Prefiero empezar con trenes: puros, amables, alegoría del viaje.

El tren de mi memoria es verde, vestusto, armado por metales orgánicos. Es el cuerno de humo, el grito antropófago al toparse con un transeúnte. Una entidad mitológica, viva, que imitaba en su aullido lo ignoto de lo que entonces empezaba: esto, mi existencia. Cada día seducía a mis padres, bajo la súplica y el llanto, para que me condujeran a ese cruce de caminos en Tárrega. Hacia un sublime encuentro que, años después, un estúpido capellán (a los 10 años fui enviado al Opus Dei, y se jodieron los trenes) definiría como la mística. Quizás de ahí venga mi compulsión por viajar (toda pulsión es un mensaje, y un código de huida), y por lo tanto es génesis de la memoria turística que aquí describo.
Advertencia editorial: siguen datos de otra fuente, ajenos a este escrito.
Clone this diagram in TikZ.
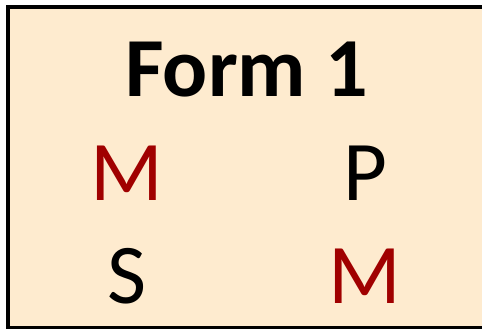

Desde entonces, odio los trenes. No los soporto. Y admito, con la boca pequeña, que los unicornios de humeante cuerno no existen. Extinguidos por el hombre blanco. En la fosa común de indios y bisontes. No sé si echarle la culpa de esta desaparición al Opus o a mi razón errática. Importa poco, ninguno de los dos merece compasión.